Mandragora Plants – Growing Mandrake Plant Varieties In The Garden

Mandragora Plants – Growing Mandrake Plant Varieties In The Garden

By: Mary Ellen Ellis
Image by Jenny Laird

If you are interested in growing mandrake, there is more than one type to consider. There are several mandrake varieties, as well as plants called mandrake that are not from the same Mandragora genus. Mandrake has long been used medicinally, but it is also highly toxic. Take great care with this plant and never use it as medicine unless you are very experienced in working with it.

Mandragora Plant Information

The mandrake of myth, legend, and history is Mandragora officinarum. It is native the Mediterranean region. It belongs to the nightshade family of plants, and the Mandragora genus contains a couple different kinds of mandrake.

Mandragora plants are flowering perennial herbs. They grow wrinkly, ovate leaves that stay close to the ground. They resemble tobacco leaves. Whitish-green flowers bloom in spring, so this is a pretty little plant. But the part of the plant mandrake is most known for is the root.

The root of Mandragora plants is a taproot that is thick and splits so that it looks a little bit like a person with arms and legs. This human-like form gave rise to a lot of myths about mandrake, including that it gives off a fatal scream when pulled from the ground.

Mandrake Plant Varieties

The taxonomy of Mandragora can be a little confusing. But there are at least two well-known (and true) types of mandrake that you can probably find to grow in the garden. Both varieties have the distinctive, human-like roots.

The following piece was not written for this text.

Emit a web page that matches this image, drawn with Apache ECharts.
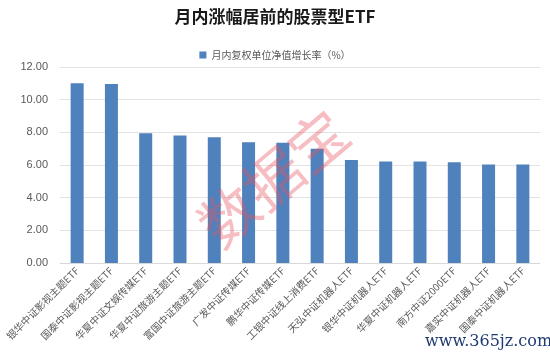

Mandragora officinarum. This is the plant that the term mandrake usually refers to and the subject of many myths in ancient and medieval times. It’s best grown in mild climates with sandy and dry soil. It needs partial shade.

Mandragora autumnalis. Also known as autumn mandrake, this variety flowers in the fall, while M. officinarum blooms in spring. M. autumnalis grows best in sandy soil that is moist. The flowers are purple.

In addition to the true mandrakes, there are other plants often referred to as mandrakes but that belong to different genera or families:

  • American mandrake. Also known as mayapple (Podophyllum peltatum), this is a forest plant native to the northeastern U.S. It produces umbrella-like leaves and a single white flower that develops a small green fruit similar to apple. Don’t try it, though, as every part of this plant is highly toxic.
  • English mandrake. This plant is also called false mandrake and is more accurately known as white bryony (Bryonia alba). It is considered an invasive vine in many places with a growth habit similar to that of kudzu. It is also toxic.

Growing mandrake can be risky because it is so toxic. Take care if you have pets or children, and make sure to keep any mandrake plants out of their reach.